SHORT TASK = Retype only what runs from the beginning of the data through the line with "import matplotlib.pyplot as plt"; please omit the pictures and keep every line exact.

DATA EXTRACT =

▬▬▬▬▬▬

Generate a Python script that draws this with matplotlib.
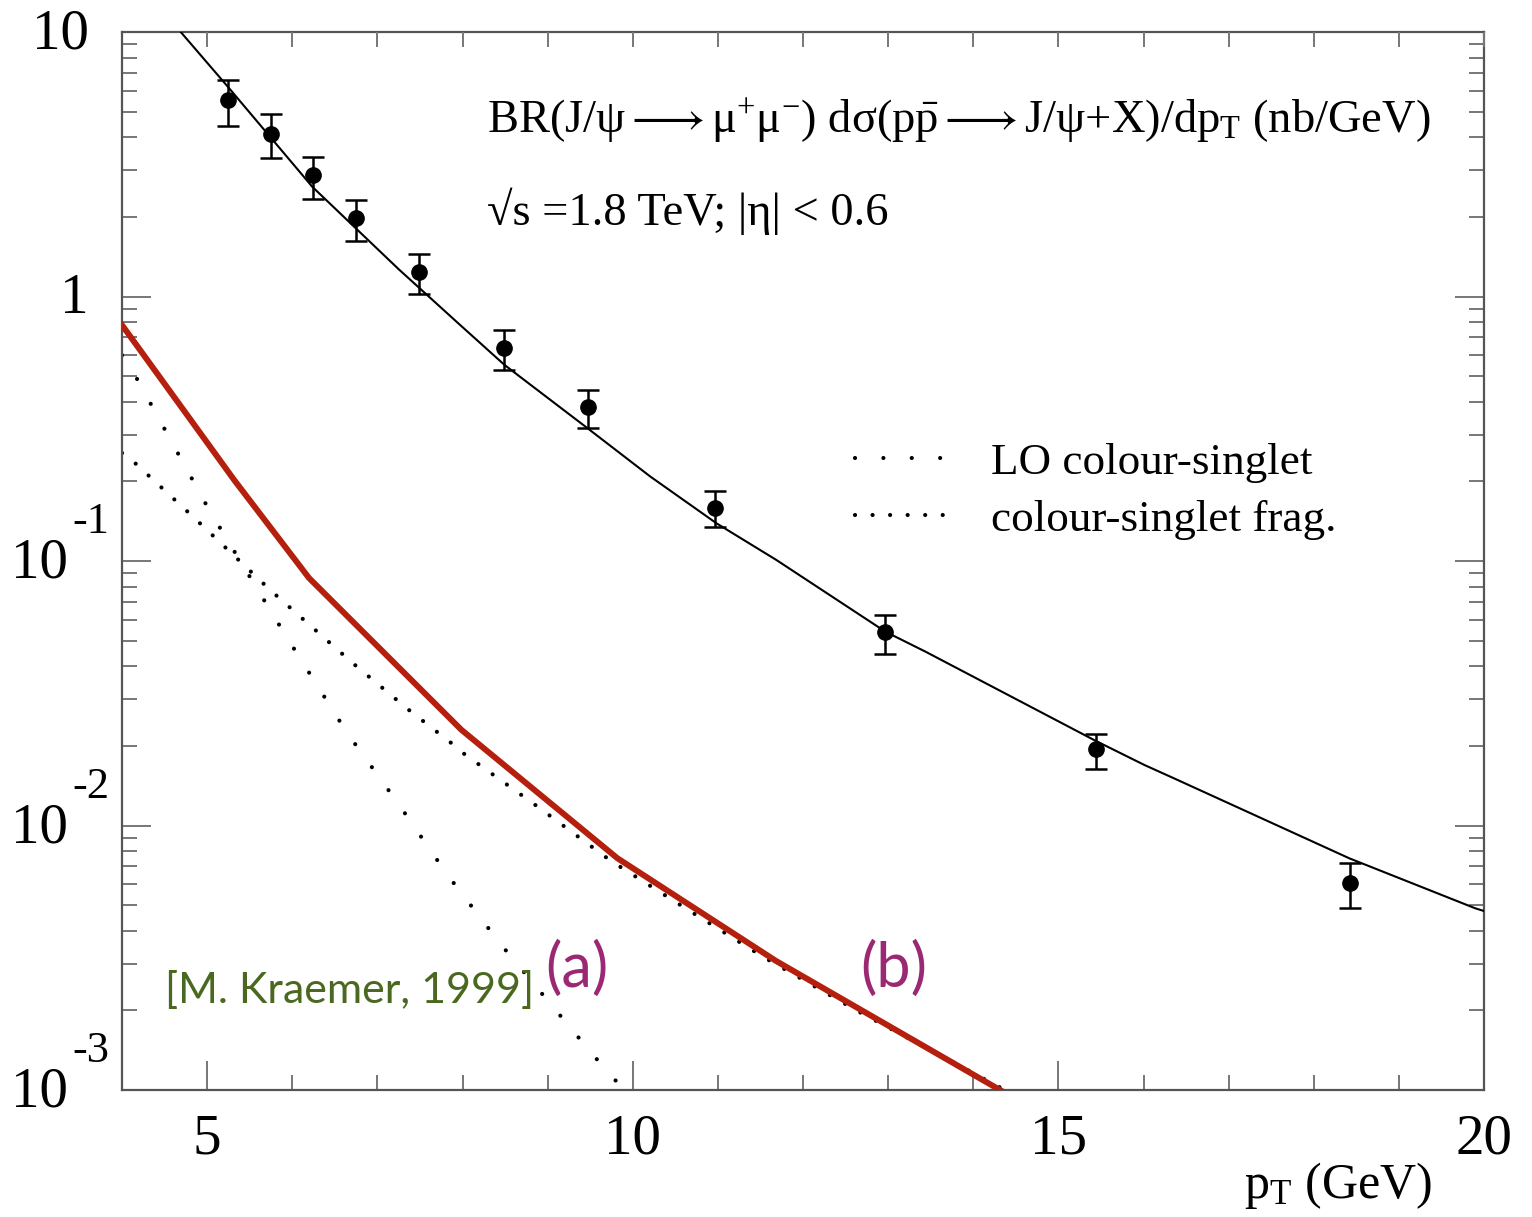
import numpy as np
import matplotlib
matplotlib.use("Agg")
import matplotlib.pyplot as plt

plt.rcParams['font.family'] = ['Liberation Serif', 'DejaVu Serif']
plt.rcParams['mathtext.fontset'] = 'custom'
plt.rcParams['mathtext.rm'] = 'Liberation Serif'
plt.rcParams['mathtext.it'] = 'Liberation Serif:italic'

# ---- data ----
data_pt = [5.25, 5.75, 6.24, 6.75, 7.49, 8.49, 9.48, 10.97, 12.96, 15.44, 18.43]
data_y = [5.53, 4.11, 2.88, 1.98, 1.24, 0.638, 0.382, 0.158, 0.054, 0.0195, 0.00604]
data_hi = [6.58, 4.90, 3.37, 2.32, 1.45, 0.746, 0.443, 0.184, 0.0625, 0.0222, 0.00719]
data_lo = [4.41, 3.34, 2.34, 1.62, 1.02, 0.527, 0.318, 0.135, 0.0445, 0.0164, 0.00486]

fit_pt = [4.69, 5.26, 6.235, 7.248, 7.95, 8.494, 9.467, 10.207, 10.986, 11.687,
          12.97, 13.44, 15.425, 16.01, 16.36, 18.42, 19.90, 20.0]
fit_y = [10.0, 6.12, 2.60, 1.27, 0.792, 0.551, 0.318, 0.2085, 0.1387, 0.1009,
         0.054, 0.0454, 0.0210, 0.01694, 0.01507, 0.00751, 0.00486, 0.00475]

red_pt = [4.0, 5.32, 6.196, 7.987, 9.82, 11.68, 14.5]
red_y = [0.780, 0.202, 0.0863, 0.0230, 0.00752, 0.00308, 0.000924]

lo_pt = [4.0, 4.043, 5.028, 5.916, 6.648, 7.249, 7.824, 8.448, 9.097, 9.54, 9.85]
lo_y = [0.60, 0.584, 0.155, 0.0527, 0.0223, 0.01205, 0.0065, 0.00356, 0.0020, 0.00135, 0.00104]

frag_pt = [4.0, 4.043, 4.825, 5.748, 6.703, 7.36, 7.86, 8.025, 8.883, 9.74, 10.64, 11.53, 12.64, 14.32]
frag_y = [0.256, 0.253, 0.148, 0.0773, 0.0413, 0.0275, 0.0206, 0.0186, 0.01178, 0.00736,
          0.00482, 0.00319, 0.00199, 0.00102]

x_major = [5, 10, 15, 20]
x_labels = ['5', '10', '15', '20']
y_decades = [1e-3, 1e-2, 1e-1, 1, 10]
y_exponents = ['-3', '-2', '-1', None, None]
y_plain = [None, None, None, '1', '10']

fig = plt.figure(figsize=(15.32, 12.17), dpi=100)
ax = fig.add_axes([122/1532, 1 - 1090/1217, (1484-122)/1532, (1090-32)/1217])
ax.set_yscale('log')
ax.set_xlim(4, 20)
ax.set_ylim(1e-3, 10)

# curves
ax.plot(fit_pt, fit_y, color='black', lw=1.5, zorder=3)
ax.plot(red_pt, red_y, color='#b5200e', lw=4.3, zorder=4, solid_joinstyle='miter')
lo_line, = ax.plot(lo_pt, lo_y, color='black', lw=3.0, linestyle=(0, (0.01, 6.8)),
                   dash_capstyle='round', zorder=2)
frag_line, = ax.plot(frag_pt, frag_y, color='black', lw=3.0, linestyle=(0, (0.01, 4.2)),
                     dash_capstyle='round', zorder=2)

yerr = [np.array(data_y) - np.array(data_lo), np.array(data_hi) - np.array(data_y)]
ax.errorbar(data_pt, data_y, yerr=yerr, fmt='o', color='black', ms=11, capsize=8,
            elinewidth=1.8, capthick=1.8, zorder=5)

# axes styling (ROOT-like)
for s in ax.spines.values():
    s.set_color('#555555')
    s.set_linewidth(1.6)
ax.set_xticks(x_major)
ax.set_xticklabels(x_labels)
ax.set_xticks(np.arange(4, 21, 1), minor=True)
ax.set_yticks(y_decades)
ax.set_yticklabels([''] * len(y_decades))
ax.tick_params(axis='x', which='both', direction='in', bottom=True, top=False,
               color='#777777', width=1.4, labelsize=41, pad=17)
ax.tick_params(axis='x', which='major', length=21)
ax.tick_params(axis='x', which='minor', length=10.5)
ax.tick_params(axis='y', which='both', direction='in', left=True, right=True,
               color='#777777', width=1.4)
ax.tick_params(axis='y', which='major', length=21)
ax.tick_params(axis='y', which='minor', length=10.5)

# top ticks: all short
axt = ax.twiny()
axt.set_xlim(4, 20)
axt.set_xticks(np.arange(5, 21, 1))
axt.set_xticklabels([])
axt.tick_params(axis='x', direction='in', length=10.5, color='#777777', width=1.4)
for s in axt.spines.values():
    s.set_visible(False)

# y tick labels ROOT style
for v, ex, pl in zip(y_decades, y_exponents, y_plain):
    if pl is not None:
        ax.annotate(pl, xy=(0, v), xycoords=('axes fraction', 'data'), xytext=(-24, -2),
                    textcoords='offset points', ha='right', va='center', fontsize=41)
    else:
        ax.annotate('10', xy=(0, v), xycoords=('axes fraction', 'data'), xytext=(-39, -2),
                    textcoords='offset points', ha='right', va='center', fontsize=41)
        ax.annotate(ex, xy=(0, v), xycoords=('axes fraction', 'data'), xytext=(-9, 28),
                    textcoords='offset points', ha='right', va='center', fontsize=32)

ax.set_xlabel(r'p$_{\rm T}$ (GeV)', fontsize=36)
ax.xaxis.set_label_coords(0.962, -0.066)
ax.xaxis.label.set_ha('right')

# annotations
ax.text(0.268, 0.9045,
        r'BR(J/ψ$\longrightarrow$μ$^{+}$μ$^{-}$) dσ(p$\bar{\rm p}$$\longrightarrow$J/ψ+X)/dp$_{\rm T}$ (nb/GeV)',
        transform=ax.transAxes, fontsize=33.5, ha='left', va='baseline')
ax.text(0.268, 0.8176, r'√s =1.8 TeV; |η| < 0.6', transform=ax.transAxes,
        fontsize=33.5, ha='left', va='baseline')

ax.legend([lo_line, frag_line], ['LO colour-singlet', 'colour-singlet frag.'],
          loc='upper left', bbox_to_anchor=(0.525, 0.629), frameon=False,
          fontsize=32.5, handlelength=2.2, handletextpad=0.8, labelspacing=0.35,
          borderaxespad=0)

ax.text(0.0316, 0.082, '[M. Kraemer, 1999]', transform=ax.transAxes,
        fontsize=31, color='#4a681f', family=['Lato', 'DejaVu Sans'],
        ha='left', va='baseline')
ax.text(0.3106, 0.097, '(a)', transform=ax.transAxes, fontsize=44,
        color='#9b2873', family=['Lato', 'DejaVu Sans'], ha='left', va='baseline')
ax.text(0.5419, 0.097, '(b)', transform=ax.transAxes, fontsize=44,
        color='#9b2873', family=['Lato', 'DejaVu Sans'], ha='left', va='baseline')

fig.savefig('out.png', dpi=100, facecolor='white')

▬▬▬▬▬▬

OUTPUT OF THE TASK =
Generate a Python script that draws this with matplotlib.
import numpy as np
import matplotlib
matplotlib.use("Agg")
import matplotlib.pyplot as plt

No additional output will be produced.